Gilkison has striven to display the dancers’ individuality and in choreography, he has struck a delicate balance — providing just enough uniformity in group numbers to create an image of cohesion, while allowing each performer to dance in the way the music tells them, competing among themselves to catch the audience’s eye.

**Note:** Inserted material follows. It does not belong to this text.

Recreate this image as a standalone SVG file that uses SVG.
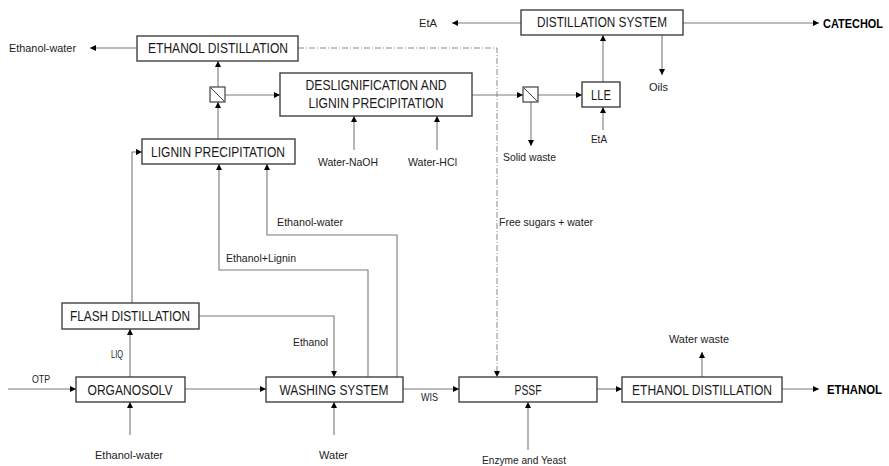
<svg xmlns="http://www.w3.org/2000/svg" width="889" height="466" viewBox="0 0 889 466">
  <style>
    .box { fill: #ffffff; stroke: #404040; stroke-width: 1.4; }
    .split { fill: #ffffff; stroke: #404040; stroke-width: 1.2; }
    .line { fill: none; stroke: #7a7a7a; stroke-width: 1.1; }
    .arrow { marker-end: url(#head); }
    .dash { fill: none; stroke: #8a8a8a; stroke-width: 1; stroke-dasharray: 6 2 1 2; }
    .name { font-family: "Liberation Sans", Arial, sans-serif; font-size: 14px; fill: #1a1a1a; text-anchor: middle; }
    .lbl { font-family: "Liberation Sans", Arial, sans-serif; font-size: 11px; fill: #222222; }
    .prod { font-family: "Liberation Sans", Arial, sans-serif; font-size: 12px; font-weight: bold; fill: #000000; }
  </style>
  <defs>
    <marker id="head" viewBox="0 0 10 10" refX="10" refY="5" markerWidth="6" markerHeight="6" markerUnits="userSpaceOnUse" orient="auto">
      <path d="M0,0 L10,5 L0,10 z" fill="#000000"/>
    </marker>
  </defs>
  <rect width="889" height="466" fill="#ffffff"/>

  <!-- connectors -->
  <g id="connectors">
    <!-- catechol branch -->
    <line class="line arrow" x1="137" y1="48" x2="90" y2="48"/>
    <line class="line arrow" x1="218" y1="139" x2="218" y2="102"/>
    <line class="line arrow" x1="218" y1="87" x2="218" y2="61"/>
    <line class="line arrow" x1="225" y1="95" x2="280" y2="95"/>
    <line class="line arrow" x1="354" y1="150" x2="354" y2="116"/>
    <line class="line arrow" x1="437" y1="150" x2="437" y2="116"/>
    <line class="line arrow" x1="472" y1="95" x2="523" y2="95"/>
    <line class="line arrow" x1="538" y1="95" x2="582" y2="95"/>
    <line class="line arrow" x1="531" y1="102" x2="531" y2="146"/>
    <line class="line arrow" x1="603" y1="130" x2="603" y2="107"/>
    <line class="line arrow" x1="603" y1="82" x2="603" y2="35"/>
    <line class="line arrow" x1="662" y1="35" x2="662" y2="75"/>
    <line class="line arrow" x1="521" y1="23" x2="452" y2="23"/>
    <line class="line arrow" x1="683" y1="23" x2="819" y2="23"/>
    <!-- free sugars stream -->
    <polyline class="dash arrow" points="298,48 497,48 497,377"/>
    <!-- ethanol branch -->
    <line class="line arrow" x1="8" y1="389" x2="76" y2="389"/>
    <line class="line arrow" x1="130" y1="435" x2="130" y2="402"/>
    <line class="line arrow" x1="130" y1="377" x2="130" y2="329"/>
    <polyline class="line arrow" points="132,303 132,152 142,152"/>
    <line class="line arrow" x1="185" y1="389" x2="266" y2="389"/>
    <polyline class="line arrow" points="199,316 334,316 334,377"/>
    <line class="line arrow" x1="334" y1="435" x2="334" y2="402"/>
    <polyline class="line arrow" points="368,377 368,270 219,270 219,164"/>
    <polyline class="line arrow" points="397,377 397,235 267,235 267,164"/>
    <line class="line arrow" x1="403" y1="389" x2="459" y2="389"/>
    <line class="line arrow" x1="528" y1="450" x2="528" y2="402"/>
    <line class="line arrow" x1="597" y1="389" x2="622" y2="389"/>
    <line class="line arrow" x1="702" y1="377" x2="702" y2="352"/>
    <line class="line arrow" x1="782" y1="389" x2="819" y2="389"/>
  </g>

  <!-- process units -->
  <g id="ethanol-distillation-top">
    <rect class="box" x="137" y="36" width="161" height="25"/>
    <text class="name" x="218" y="53" textLength="140" lengthAdjust="spacingAndGlyphs">ETHANOL DISTILLATION</text>
  </g>
  <g id="splitter-1">
    <rect class="split" x="210" y="87" width="15" height="15"/>
    <line x1="211" y1="88" x2="224" y2="101" stroke="#404040" stroke-width="1"/>
  </g>
  <g id="lignin-precipitation">
    <rect class="box" x="142" y="139" width="153" height="25"/>
    <text class="name" x="218" y="157" textLength="134" lengthAdjust="spacingAndGlyphs">LIGNIN PRECIPITATION</text>
  </g>
  <g id="deslignification">
    <rect class="box" x="280" y="73" width="192" height="43"/>
    <text class="name" x="376" y="90" textLength="141" lengthAdjust="spacingAndGlyphs">DESLIGNIFICATION AND</text>
    <text class="name" x="376" y="108" textLength="135" lengthAdjust="spacingAndGlyphs">LIGNIN PRECIPITATION</text>
  </g>
  <g id="splitter-2">
    <rect class="split" x="523" y="87" width="15" height="15"/>
    <line x1="524" y1="88" x2="537" y2="101" stroke="#404040" stroke-width="1"/>
  </g>
  <g id="lle">
    <rect class="box" x="582" y="82" width="38" height="25"/>
    <text class="name" x="601" y="100" textLength="20" lengthAdjust="spacingAndGlyphs">LLE</text>
  </g>
  <g id="distillation-system">
    <rect class="box" x="521" y="10" width="162" height="25"/>
    <text class="name" x="602" y="27" textLength="130" lengthAdjust="spacingAndGlyphs">DISTILLATION SYSTEM</text>
  </g>
  <g id="flash-distillation">
    <rect class="box" x="62" y="303" width="137" height="26"/>
    <text class="name" x="130" y="321" textLength="120" lengthAdjust="spacingAndGlyphs">FLASH DISTILLATION</text>
  </g>
  <g id="organosolv">
    <rect class="box" x="76" y="377" width="109" height="25"/>
    <text class="name" x="130" y="395" textLength="85" lengthAdjust="spacingAndGlyphs">ORGANOSOLV</text>
  </g>
  <g id="washing-system">
    <rect class="box" x="266" y="377" width="137" height="25"/>
    <text class="name" x="334" y="395" textLength="109" lengthAdjust="spacingAndGlyphs">WASHING SYSTEM</text>
  </g>
  <g id="pssf">
    <rect class="box" x="459" y="377" width="138" height="25"/>
    <text class="name" x="528" y="395" textLength="27" lengthAdjust="spacingAndGlyphs">PSSF</text>
  </g>
  <g id="ethanol-distillation-bottom">
    <rect class="box" x="622" y="377" width="160" height="25"/>
    <text class="name" x="702" y="395" textLength="140" lengthAdjust="spacingAndGlyphs">ETHANOL DISTILLATION</text>
  </g>

  <!-- stream labels -->
  <g id="labels">
    <text class="lbl" x="9" y="52" textLength="67" lengthAdjust="spacingAndGlyphs">Ethanol-water</text>
    <text class="lbl" x="419" y="27" textLength="18" lengthAdjust="spacingAndGlyphs">EtA</text>
    <text class="lbl" x="318" y="166" textLength="60" lengthAdjust="spacingAndGlyphs">Water-NaOH</text>
    <text class="lbl" x="408" y="166" textLength="49" lengthAdjust="spacingAndGlyphs">Water-HCl</text>
    <text class="lbl" x="503" y="161" textLength="53" lengthAdjust="spacingAndGlyphs">Solid waste</text>
    <text class="lbl" x="591" y="143" textLength="16" lengthAdjust="spacingAndGlyphs">EtA</text>
    <text class="lbl" x="649" y="91" textLength="19" lengthAdjust="spacingAndGlyphs">Oils</text>
    <text class="lbl" x="277" y="226" textLength="66" lengthAdjust="spacingAndGlyphs">Ethanol-water</text>
    <text class="lbl" x="226" y="262" textLength="70" lengthAdjust="spacingAndGlyphs">Ethanol+Lignin</text>
    <text class="lbl" x="499" y="226" textLength="94" lengthAdjust="spacingAndGlyphs">Free sugars + water</text>
    <text class="lbl" x="32" y="383" textLength="18" lengthAdjust="spacingAndGlyphs">OTP</text>
    <text class="lbl" x="111" y="358" textLength="12" lengthAdjust="spacingAndGlyphs">LIQ</text>
    <text class="lbl" x="293" y="346" textLength="35" lengthAdjust="spacingAndGlyphs">Ethanol</text>
    <text class="lbl" x="95" y="459" textLength="68" lengthAdjust="spacingAndGlyphs">Ethanol-water</text>
    <text class="lbl" x="319" y="459" textLength="29" lengthAdjust="spacingAndGlyphs">Water</text>
    <text class="lbl" x="421" y="401" textLength="17" lengthAdjust="spacingAndGlyphs">WIS</text>
    <text class="lbl" x="669" y="343" textLength="60" lengthAdjust="spacingAndGlyphs">Water waste</text>
    <text class="lbl" x="482" y="464" textLength="84" lengthAdjust="spacingAndGlyphs">Enzyme and Yeast</text>
    <text class="prod" x="823" y="28" textLength="60" lengthAdjust="spacingAndGlyphs">CATECHOL</text>
    <text class="prod" x="827" y="394" textLength="55" lengthAdjust="spacingAndGlyphs">ETHANOL</text>
  </g>
</svg>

“Dance Evolution” is an apt term, since the dancers have themselves developed with the show and truly made it their own. “When we first all came together — ‘Burn the Floor’ in London with Anthony [Van Laast, Gilkison’s predecessor as choreographer] — we must have been to him like 36 programmed robots,” Gilkison recalls. “We all had black hair and we all had tanned skin. And we were all in this kind of ballroom dancing uniform at rehearsal. And I remember him going, ‘We’ve got to change this! We could have done the same thing with six people and a lot of mirrors!’ And slowly, everyone’s personality started to come out — that was exciting for us. And it’s exciting for us to see now when new people join, they go through that same process.
Passing through the cast wardrobe backstage after the interview, I catch sight of the “Fantasy Waltz” dresses. “Are those the dresses with the lights underneath?” I ask.
“Those were the dresses with the lights underneath,” Jason says ruefully. The decision to take the lights out was apparently made after one of the costumes started smoking on stage. I guess that’s the price you pay for being so darn hot!